Two Syrian men have been sentenced in Turkey to more than four years in prison in connection with the boat accident that claimed the life of Alan Kurdi, the young boy whose lifeless body came to symbolize the plight of refugees risking everything in their desperation to secure a better life.
The Bodrum High Criminal Court convicted Muwafaka Alabash and Asem Alfrhad of migrant smuggling in the deadly accident. It acquitted them, however, of “causing death by reckless negligence.”
Last September, Alan Kurdi, 3, was one of 14 Syrian refugees on board a boat that sank en route to Greek islands in the Aegean Sea. His body washed up on a beach near the Turkish resort of Bodrum.
On the beach, as if he were sleeping
Photos showing his small body on the beach went around the world. He was wearing a red shirt and black shoes. His face was partly covered by sand and waves, as if he were sleeping.

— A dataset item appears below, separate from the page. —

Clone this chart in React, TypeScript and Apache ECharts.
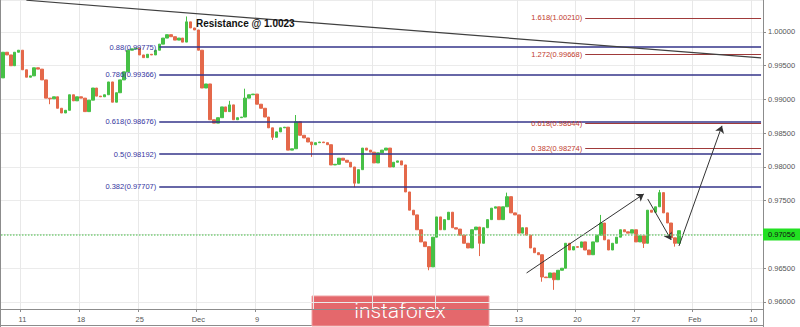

Turkey’s Aegean provinces are prime spots for refugees embarking for the European Union. Many Greek islands lie within sight of the Turkish coast.
More than 1 million migrants
Over the past year, hundreds of thousands of people have made short but perilous journeys in an effort to reach Europe’s Mediterranean shores and, ultimately, the continent’s northern and western countries.
Of the more than 1.1 million refugees who arrived in the EU last year, more than 850,000 arrived by sea to Greece from Turkey, according to the International Organization for Migration. Over the course of the year, 805 people died in the Aegean.
An average of two children have drowned every day since September as their families tried to cross the eastern Mediterranean, and the number of child deaths is growing — more than 340 since September, according to international officials from several relief agencies.